Sans compter que certaines amitiés comportent une dimension hiérarchique, que la correspondance accuse parfois, mais escamote le plus souvent. C’est le cas des amitiés entre maître et élève notamment – William Dean Howells et Stephen Crane, ou Jack London et Sinclair Lewis, pour ne citer que deux exemples parmi tant d’autres. C’est le cas, aussi, plus prosaïquement, des amitiés entre un écrivain fortuné et un confrère nécessiteux – on peut penser à la façon dont un auteur comme Max Frisch sut faire oublier à Uwe Johnson l’assistance financière qu’il lui apporta périodiquement en lui demandant de mettre ses talents de professionnel de l’édition à sa disposition et de relire certains de ses textes. On peut penser également aux relations entre écrivain et critique (on songera à Jules Romains et à ses commentateurs-thuriféraires, parmi lesquels André Bourin et André Cuisenier), la relation de commentaire pouvant aussi être réciproque (comme c’est le cas entre Gustave Roud et Georges Nicole). Sans oublier le cas de figure où l'amitié épistolaire lie un écrivain confirmé et un écrivain n’ayant pas encore obtenu la reconnaissance de ses pairs (Lorand Gaspar, dont les poèmes sont encore inédits, tente ainsi dès sa première lettre à un Georges Perros déjà célèbre de gommer autant que possible toute hiérarchie) ; ou encore les échanges amicaux entre un écrivain et son traducteur (Giuseppe Ungaretti et Philippe Jaccottet par exemple).

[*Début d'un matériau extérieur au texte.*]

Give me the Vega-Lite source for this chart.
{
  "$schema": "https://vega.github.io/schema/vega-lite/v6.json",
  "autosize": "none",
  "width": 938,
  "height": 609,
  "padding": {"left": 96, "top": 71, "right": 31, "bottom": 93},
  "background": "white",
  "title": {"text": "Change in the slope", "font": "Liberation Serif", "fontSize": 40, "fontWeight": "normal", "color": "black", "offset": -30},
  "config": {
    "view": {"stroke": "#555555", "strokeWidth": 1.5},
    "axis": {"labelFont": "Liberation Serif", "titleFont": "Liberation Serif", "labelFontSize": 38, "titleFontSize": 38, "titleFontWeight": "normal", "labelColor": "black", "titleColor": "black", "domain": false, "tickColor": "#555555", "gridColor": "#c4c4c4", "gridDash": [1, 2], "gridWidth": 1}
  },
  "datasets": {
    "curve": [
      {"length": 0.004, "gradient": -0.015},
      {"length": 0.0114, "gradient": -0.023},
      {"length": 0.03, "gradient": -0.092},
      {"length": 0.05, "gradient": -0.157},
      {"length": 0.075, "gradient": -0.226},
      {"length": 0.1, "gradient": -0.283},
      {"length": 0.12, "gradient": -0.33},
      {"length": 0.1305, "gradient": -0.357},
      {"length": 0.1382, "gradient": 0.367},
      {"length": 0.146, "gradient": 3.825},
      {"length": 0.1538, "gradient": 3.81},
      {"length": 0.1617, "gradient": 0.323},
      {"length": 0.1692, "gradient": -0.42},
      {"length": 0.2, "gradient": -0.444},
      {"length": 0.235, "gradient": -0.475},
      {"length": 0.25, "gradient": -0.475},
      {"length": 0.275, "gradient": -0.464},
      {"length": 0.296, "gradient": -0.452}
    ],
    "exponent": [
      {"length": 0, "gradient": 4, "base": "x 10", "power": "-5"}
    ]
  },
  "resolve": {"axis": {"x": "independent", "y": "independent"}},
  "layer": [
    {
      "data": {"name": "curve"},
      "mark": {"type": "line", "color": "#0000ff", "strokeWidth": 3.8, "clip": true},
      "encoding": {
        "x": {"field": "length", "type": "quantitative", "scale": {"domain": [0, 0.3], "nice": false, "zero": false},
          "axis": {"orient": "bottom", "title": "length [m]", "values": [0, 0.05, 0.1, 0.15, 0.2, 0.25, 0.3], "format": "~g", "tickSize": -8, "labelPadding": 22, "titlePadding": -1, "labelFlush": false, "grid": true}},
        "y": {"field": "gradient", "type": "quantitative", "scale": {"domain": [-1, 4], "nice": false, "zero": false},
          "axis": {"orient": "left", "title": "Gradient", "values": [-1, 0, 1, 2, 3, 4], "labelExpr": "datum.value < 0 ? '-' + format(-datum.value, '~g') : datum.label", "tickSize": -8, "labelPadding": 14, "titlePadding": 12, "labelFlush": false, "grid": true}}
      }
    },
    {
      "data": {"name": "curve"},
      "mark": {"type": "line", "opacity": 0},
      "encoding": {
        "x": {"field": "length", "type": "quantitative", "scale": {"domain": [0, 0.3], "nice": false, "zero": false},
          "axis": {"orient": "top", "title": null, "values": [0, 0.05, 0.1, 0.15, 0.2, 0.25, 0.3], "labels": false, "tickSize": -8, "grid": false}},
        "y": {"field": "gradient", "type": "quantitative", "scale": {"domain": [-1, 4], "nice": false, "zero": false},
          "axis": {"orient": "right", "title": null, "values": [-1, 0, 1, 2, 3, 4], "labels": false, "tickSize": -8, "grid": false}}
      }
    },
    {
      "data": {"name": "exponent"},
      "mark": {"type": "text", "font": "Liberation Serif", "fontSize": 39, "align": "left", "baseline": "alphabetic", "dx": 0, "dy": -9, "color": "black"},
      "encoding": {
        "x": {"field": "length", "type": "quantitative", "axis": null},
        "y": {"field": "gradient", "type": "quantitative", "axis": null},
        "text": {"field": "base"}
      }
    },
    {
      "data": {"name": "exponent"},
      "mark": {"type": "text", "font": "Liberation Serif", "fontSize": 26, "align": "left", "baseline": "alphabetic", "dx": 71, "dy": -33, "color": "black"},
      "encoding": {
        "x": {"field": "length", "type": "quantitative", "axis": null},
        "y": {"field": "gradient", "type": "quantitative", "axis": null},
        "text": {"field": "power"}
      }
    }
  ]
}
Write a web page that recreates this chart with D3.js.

Bref, c’est un véritable travail de vivisection que est ici entrepris : c’est l’amitié en train de se faire dans la correspondance, l’amitié vive et vivante qui se manifeste et se construit dans les lettres qu’échangent écrivains et artistes qui est étudiée. Et ce afin de prouver que l’aphorisme suivant d’Emerson est faux si on le lit comme une sentence pessimiste, mais vrai si on le prend pour une manifestation de volontarisme : « Tout comme l’immortalité de l’âme, l’amitié est trop belle pour qu’on y croie ».